An innovation function has come to be an essential for all financial institutions, according to Turrin. However, there are misconceptions about exactly what this entails.

“Innovation is not just putting a lab together but also making deep managerial changes within the organization,” says Turrin. How far an institution goes often depends on what top management is looking for. Some leaders only want greater efficiencies out of their innovation efforts. Others truly want to shake up everything.

“Well, go invent something. Come back in a year and show me what you’ve got.”

Something Turrin saw frequently was a philosophical difference between innovation activities and the rest of the institution. “Many of the labs I’ve seen were in corporations where there were tight limitations on what regular business units could do, what they could spend, and what kinds of jobs they offered,” says Turrin. “Everybody in those units was a Lego block stuck into another Lego block.”

What amazed him was the same hard-driving CEOs who controlled expenses with a C-clamp set up their labs and sent them off with, “Well, go invent something. Come back in a year and show me what you’ve got.”

The problem with that is that young technologists deeply want to change the world and bring modernization to banking. In the absence of communication with the rest of the organization, they can easily go off course.

“The CEOs hesitated to put limits on what the labs could do,” Turrin says. But after a couple of years, this lack of focus took innovation down less-useful paths in some labs. The laissez-faire leaders, he says, often decided, “This lab stuff doesn’t work well.”

Innovate Like You Were Writing a Banking Symphony

Turrin thinks freedom with the constraint of getting an institution where it needs to go is key. He uses a musical example to explain this.

In the days of classical composers like Mozart and Bach, musical forms were highly regimented. “They were creative geniuses,” says Turrin, “but they accomplished their creativity within a framework of what was then considered music. Bach and Mozart did really well with some limits and I think most labs would do so too.”

He thinks young technologists will be happier in some labs with some lines established. Watching months of efforts dead-ended is soul-eroding. ” They want to see things they build get used somewhere.”
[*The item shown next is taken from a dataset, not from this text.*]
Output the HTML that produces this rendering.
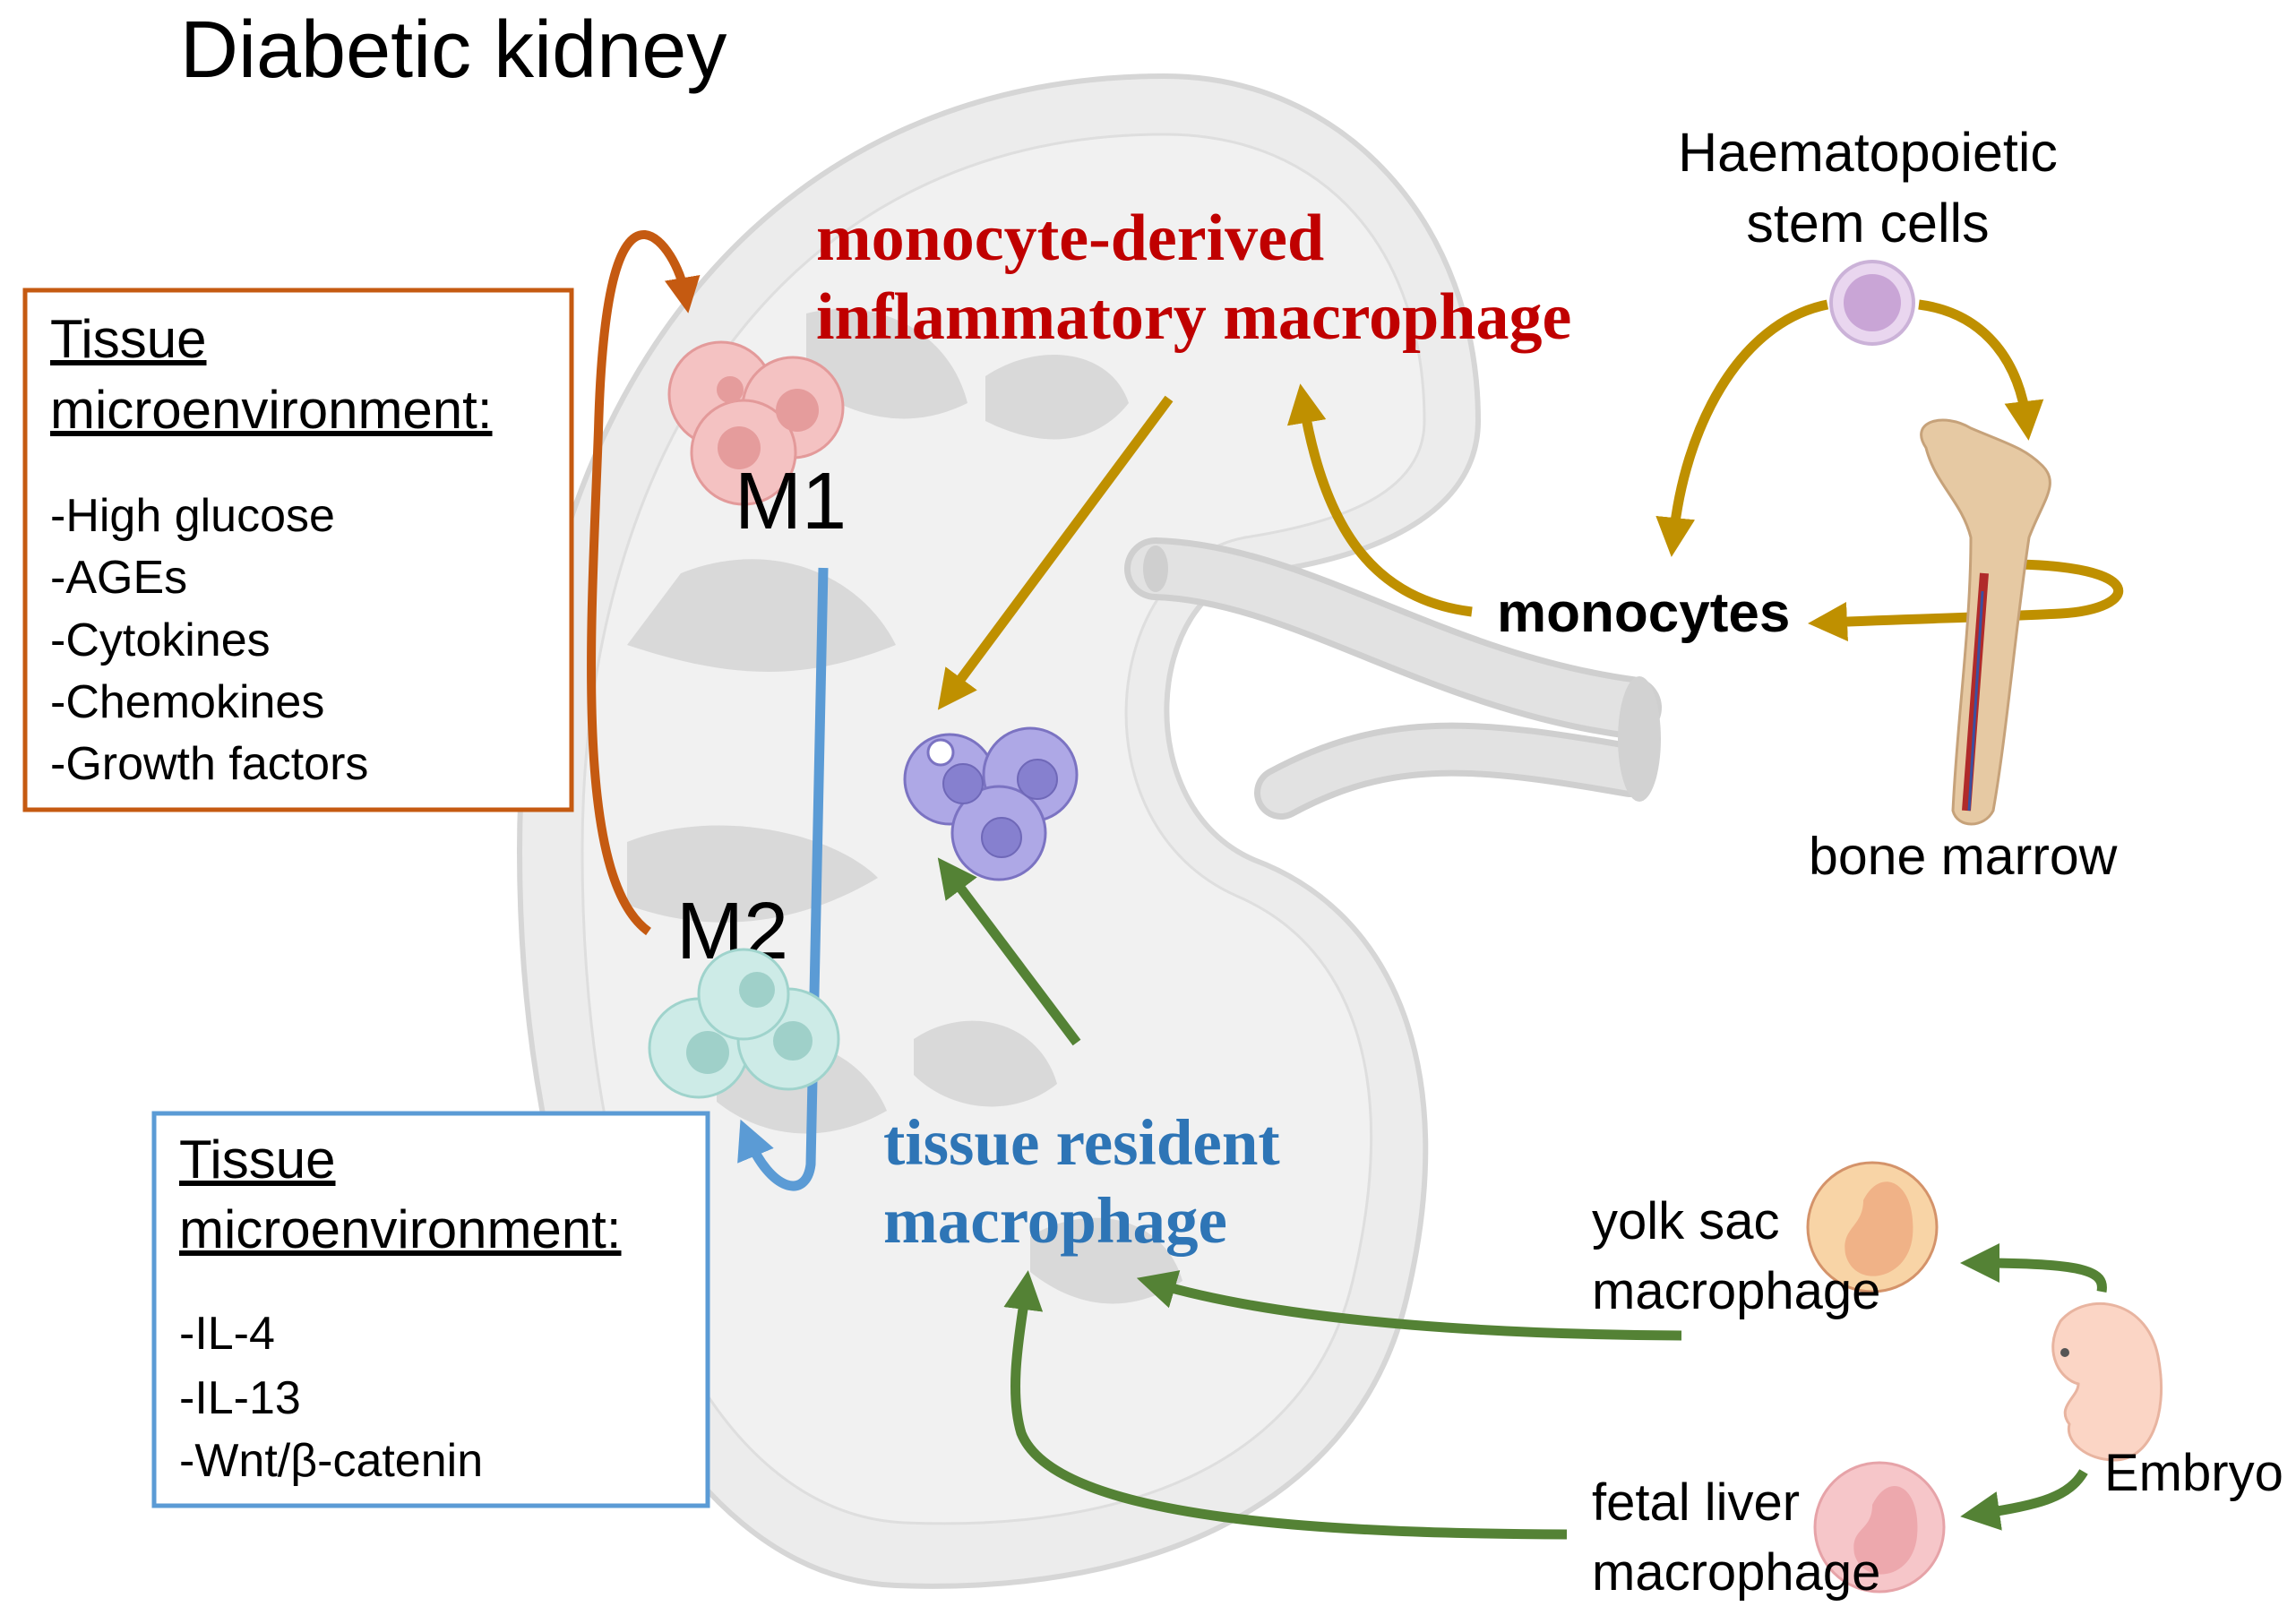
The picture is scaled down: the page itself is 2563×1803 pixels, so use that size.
<!DOCTYPE html>
<html><head><meta charset="utf-8"><style>
html,body{margin:0;padding:0;background:#fff}
svg{display:block}
.s{font-family:"Liberation Sans",sans-serif}
.r{font-family:"Liberation Serif",serif;font-weight:bold}
</style></head><body>
<svg width="2563" height="1803" viewBox="0 0 2563 1803" xmlns="http://www.w3.org/2000/svg">
<defs>
<marker id="ao" markerWidth="4" markerHeight="4" refX="2" refY="2" orient="auto" markerUnits="strokeWidth"><path d="M0,0 L4,2 L0,4 Z" fill="#c55a11"/></marker>
<marker id="ab" markerWidth="4" markerHeight="4" refX="2" refY="2" orient="auto" markerUnits="strokeWidth"><path d="M0,0 L4,2 L0,4 Z" fill="#5b9bd5"/></marker>
<marker id="ag" markerWidth="4" markerHeight="4" refX="2" refY="2" orient="auto" markerUnits="strokeWidth"><path d="M0,0 L4,2 L0,4 Z" fill="#bf9000"/></marker>
<marker id="agr" markerWidth="4" markerHeight="4" refX="2" refY="2" orient="auto" markerUnits="strokeWidth"><path d="M0,0 L4,2 L0,4 Z" fill="#548235"/></marker>
</defs>

<path d="M1300,85 C1500,85 1650,250 1650,470 C1650,560 1560,620 1400,640 C1280,660 1260,900 1400,960 C1560,1020 1630,1200 1570,1450 C1510,1700 1250,1780 1000,1770 C750,1760 580,1400 580,950 C580,450 850,85 1300,85 Z" fill="#ececec" stroke="#d6d6d6" stroke-width="6"/>
<path d="M1300,150 C1480,150 1590,280 1590,470 C1590,540 1520,580 1390,600 C1230,630 1200,920 1380,1000 C1520,1060 1560,1220 1510,1430 C1460,1640 1250,1710 1010,1700 C790,1690 650,1380 650,950 C650,500 880,150 1300,150 Z" fill="#f1f1f1" stroke="#dedede" stroke-width="3"/>
<g fill="#d9d9d9">
<path d="M760,640 C860,600 960,640 1000,720 C900,760 820,760 700,720 Z"/>
<path d="M700,940 C800,900 930,930 980,980 C880,1040 780,1040 700,1010 Z"/>
<path d="M900,350 C980,330 1060,370 1080,450 C1020,480 960,470 900,430 Z"/>
<path d="M1100,420 C1160,380 1240,390 1260,450 C1220,500 1160,500 1100,470 Z"/>
<path d="M800,1180 C880,1140 960,1170 990,1240 C920,1280 850,1270 800,1230 Z"/>
<path d="M1020,1160 C1080,1120 1160,1140 1180,1210 C1130,1250 1060,1240 1020,1200 Z"/>
<path d="M1150,1380 C1220,1340 1300,1360 1320,1430 C1260,1470 1200,1460 1150,1420 Z"/>
</g>
<g fill="none" stroke-linecap="round">
<path d="M1290,635 C1450,640 1600,760 1820,790" stroke="#cfcfcf" stroke-width="70"/>
<path d="M1290,635 C1450,640 1600,760 1820,790" stroke="#e2e2e2" stroke-width="56"/>
<path d="M1430,885 C1550,820 1650,830 1820,860" stroke="#cfcfcf" stroke-width="60"/>
<path d="M1430,885 C1550,820 1650,830 1820,860" stroke="#e2e2e2" stroke-width="46"/>
</g>
<ellipse cx="1830" cy="825" rx="24" ry="70" fill="#d2d2d2"/>
<ellipse cx="1290" cy="635" rx="14" ry="26" fill="#cfcfcf"/>

<text x="201" y="86" class="s" font-size="90" fill="#000">Diabetic kidney</text>

<rect x="28" y="324" width="610" height="580" fill="#fff" stroke="#c55a11" stroke-width="5"/>
<g class="s" font-size="60" fill="#000">
<text x="56" y="399" text-decoration="underline">Tissue</text>
<text x="56" y="478" text-decoration="underline">microenvironment:</text>
<g font-size="52">
<text x="56" y="593">-High glucose</text>
<text x="56" y="662">-AGEs</text>
<text x="56" y="732">-Cytokines</text>
<text x="56" y="801">-Chemokines</text>
<text x="56" y="870">-Growth factors</text>
</g></g>

<rect x="172" y="1243" width="618" height="438" fill="#fff" stroke="#5b9bd5" stroke-width="5"/>
<g class="s" font-size="60" fill="#000">
<text x="200" y="1315" text-decoration="underline">Tissue</text>
<text x="200" y="1393" text-decoration="underline">microenvironment:</text>
<g font-size="52">
<text x="200" y="1506">-IL-4</text>
<text x="200" y="1578">-IL-13</text>
<text x="200" y="1648">-Wnt/β-catenin</text>
</g></g>

<path d="M724,1040 C640,980 660,700 668,480 C672,330 690,260 720,262 C740,264 760,300 765,330" fill="none" stroke="#c55a11" stroke-width="10" marker-end="url(#ao)"/>
<path d="M919,634 L905,1300 C900,1340 860,1330 835,1270" fill="none" stroke="#5b9bd5" stroke-width="11" marker-end="url(#ab)"/>

<g stroke="#e39a9a" stroke-width="3" fill="#f4c2c2">
<circle cx="805" cy="440" r="58"/><circle cx="885" cy="455" r="56"/><circle cx="830" cy="505" r="58"/>
</g>
<g fill="#e59c9c"><circle cx="890" cy="458" r="24"/><circle cx="825" cy="500" r="24"/><circle cx="815" cy="435" r="15"/></g>
<text x="820" y="590" class="s" font-size="90" fill="#000">M1</text>

<g stroke="#7b73c2" stroke-width="3" fill="#aea8e6">
<circle cx="1060" cy="870" r="50"/><circle cx="1150" cy="865" r="52"/><circle cx="1115" cy="930" r="52"/>
</g>
<g fill="#8680cf" stroke="#6f68b8" stroke-width="2"><circle cx="1075" cy="875" r="22"/><circle cx="1158" cy="870" r="22"/><circle cx="1118" cy="935" r="22"/></g>
<circle cx="1050" cy="840" r="14" fill="#fff" stroke="#7b73c2" stroke-width="3"/>

<text x="755" y="1070" class="s" font-size="90" fill="#000">M2</text>
<g stroke="#9fd3cc" stroke-width="3" fill="#cdebe7">
<circle cx="780" cy="1170" r="55"/><circle cx="880" cy="1160" r="56"/><circle cx="830" cy="1110" r="50"/>
</g>
<g fill="#9fd0c9"><circle cx="790" cy="1175" r="24"/><circle cx="885" cy="1162" r="22"/><circle cx="845" cy="1105" r="20"/></g>

<g class="r" font-size="74" fill="#c00000">
<text x="911" y="290">monocyte-derived</text>
<text x="911" y="378">inflammatory macrophage</text>
</g>
<g class="r" font-size="73" fill="#2e75b6">
<text x="986" y="1300">tissue resident</text>
<text x="986" y="1387">macrophage</text>
</g>

<g fill="none" stroke="#bf9000" stroke-width="11">
<path d="M1305,445 L1060,775" marker-end="url(#ag)"/>
<path d="M1643,683 C1540,670 1480,600 1455,450" marker-end="url(#ag)"/>
<path d="M2040,340 C1940,360 1880,480 1868,600" marker-end="url(#ag)"/>
<path d="M2142,340 C2220,350 2255,410 2262,470" marker-end="url(#ag)"/>
<path d="M2240,630 C2400,630 2390,680 2300,685 C2200,690 2150,690 2040,695" marker-end="url(#ag)"/>
</g>

<circle cx="2090" cy="338" r="46" fill="#e9d6ef" stroke="#cbb2d8" stroke-width="4"/>
<circle cx="2090" cy="338" r="32" fill="#c9a5d6"/>
<g class="s" font-size="61" fill="#000" text-anchor="middle">
<text x="2085" y="191">Haematopoietic</text>
<text x="2085" y="270">stem cells</text>
</g>

<path d="M2150,500 C2130,470 2170,460 2200,478 C2240,495 2260,500 2280,520 C2300,540 2280,560 2265,600 C2250,700 2240,820 2225,905 C2215,925 2185,925 2180,905 C2185,800 2200,700 2200,600 C2190,560 2160,540 2150,500 Z" fill="#e6c9a3" stroke="#c6a27a" stroke-width="3"/>
<path d="M2215,640 L2195,905" stroke="#b02a2a" stroke-width="10"/>
<path d="M2213,660 L2198,905" stroke="#3b4fa0" stroke-width="3"/>

<text x="1671" y="705" class="s" font-size="62" font-weight="bold" fill="#000">monocytes</text>
<text x="2019" y="976" class="s" font-size="59" fill="#000">bone marrow</text>

<g fill="none" stroke="#548235" stroke-width="11">
<path d="M1202,1164 L1060,975" marker-end="url(#agr)"/>
<path d="M1877,1491 C1700,1490 1450,1480 1290,1433" marker-end="url(#agr)"/>
<path d="M1749,1713 C1500,1712 1180,1700 1140,1600 C1125,1550 1140,1480 1145,1440" marker-end="url(#agr)"/>
<path d="M2346,1442 C2350,1420 2330,1410 2210,1410" marker-end="url(#agr)"/>
<path d="M2326,1643 C2310,1670 2280,1680 2210,1690" marker-end="url(#agr)"/>
</g>

<circle cx="2090" cy="1370" r="72" fill="#f8d4a6" stroke="#d4936a" stroke-width="3"/>
<path d="M2080,1340 C2100,1300 2140,1320 2135,1380 C2130,1430 2070,1440 2060,1400 C2055,1370 2080,1370 2080,1340 Z" fill="#f0b287"/>
<circle cx="2098" cy="1705" r="72" fill="#f6c6c9" stroke="#e6a3a8" stroke-width="3"/>
<path d="M2090,1680 C2110,1640 2145,1660 2140,1715 C2135,1765 2080,1770 2070,1735 C2065,1705 2090,1710 2090,1680 Z" fill="#eda8ad"/>
<path d="M2300,1475 C2330,1440 2400,1450 2410,1520 C2420,1580 2400,1630 2360,1630 C2330,1630 2305,1610 2310,1590 C2295,1570 2320,1560 2320,1545 C2300,1540 2280,1510 2300,1475 Z" fill="#fbd5c5" stroke="#e8b4a0" stroke-width="3"/>
<circle cx="2305" cy="1510" r="5" fill="#555"/>

<g class="s" font-size="58" fill="#000">
<text x="1777" y="1383">yolk sac</text>
<text x="1777" y="1461">macrophage</text>
<text x="1777" y="1697">fetal liver</text>
<text x="1777" y="1775">macrophage</text>
<text x="2349" y="1664">Embryo</text>
</g>
</svg>
</body></html>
Beyond adding structure to innovation efforts, the technologists must interact with business units. Turrin believes a lab’s top priority ought to be getting business unit staffs ready and willing to accept change.

Richard Turrin interacting more with people less with screens

“Interacting more with people and less with screens may not come naturally, but it’s in the best interest of all involved,” Turrin writes. And they have to get used to the idea that at some point functions like Compliance and Legal will have to weigh in. This is still the banking business.

Internalizing innovation in this way helps spread the word that change is inevitable, according to Turrin.

“The real game today is how are you going to transform the overall institution to understand how fundamentally people are changing how they bank,” says Turrin. “They don’t want to do the same old thing, just on a smart phone.”